Being in the market for quite some time now, the Ford Escape is a familiar sight with Malaysia road users, and thanks to the various marketing efforts by Ford including tie-ups with radio stations like hitz.fm it is also in mind.
I drove the Ford Escape 3.0 V6, the top of the range model that looks pretty much the same on the outside as the 2.3 litre version, except for a two-tone paint scheme that is exclusive to the 3.0 V6.

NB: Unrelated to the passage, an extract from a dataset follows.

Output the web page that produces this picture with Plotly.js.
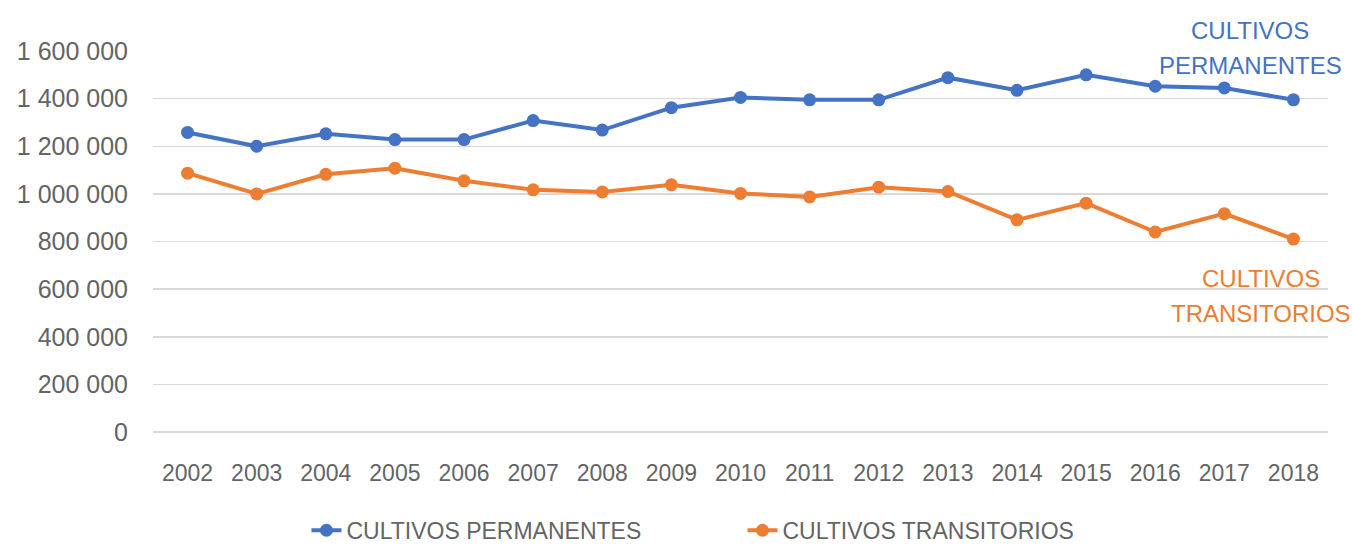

This Escape’s 3.0 litre V6 engine produces 206 PS at 6,000rpm and 276Nm of torque at 4,750rpm making this likely the most powerful SUV you can get for under RM200,000. It’s rather torquey with a typical V6 growl from the low the mid engine speeds, but tends to sound like it is loosing its breath at high revs unlike other V6 engines I’ve tried which happily bumps against the rev limit in every gear.
Highway cruising at 110km/h puts the engine revs at about 2,800rpm, and 80km/h puts it around the 2,000rpm mark. Driving this SUV around is quite relaxing when it comes to the throttle department – downshifts with the 4-speed auto are hardly necessary and you rarely have to go over the 3,500rpm mark because of the huge amount of torque available. From personal experience, this is not something that any of its competitors except maybe the 2.5 litre X-Trail can boast about.
The Ford Escape is built with a monocoque chassis and rides on a multilink suspension with MacPherson strut setup for both the front and rear. It is a SUV after all, and with the higher body and seating position comes a feeling of a relatively high center of gravity, so the body car does tend swing around if you do highway speed lane changes.
Driving around town, everything is dandy for the driver but during a test the rear passengers reported feeling uncomfortable because of the body sway especially in any sudden maneuvers, so you have to drive the Escape in a rather sedate way to keep all 5 people happy.
The interior has a spacious feel thanks to a beige interior, tall roof and an electric sunroof. The stereo is nothing special except for integrating a 6CD changer in the dash but it is of a standard 2-DIN size so there’s unrestrained room for your own improvements there.
The gear shifter is steering column-mounted – you have to pull it towards you a little and move it up or down, then let go. It is configured in the usual 4-speed P-R-N-D-2-L setup, with 3rd selectable in D with overdrive turned off. The overdrive button is on the head of the stalk and because the stalk is long, the button ends up rather far from the driver and this makes it a bit unnatural to reach it, so I suggest you just use the kickdown feature of the throttle if you want the Escape to stay in third.
There are two ways to access the boot at the rear – via opening the whole hatch which swings upwards or through the rear glass window which opens independently of the rear hatch.
Safety features include antilock brakes with ventilated discs at the front and drum brakes at the rear, and there are 4 airbags – front and side, which is the most airbags available in an SUV under RM200,000.
The 4WD system varies power between the front and rear wheels, but in normal situations it runs mostly on the front wheels, with power being split progressively to the rear wheels as the need arises, up to a 50:50 split.. There is a button on the dash which you can press to lock the 4WD system to the maximum 50:50 split.
Because this is a 3.0 litre vehicle, the 61 litre tank will give you between 300 to 350km of mileage – but you’ve got decent power on tap whenever you need it.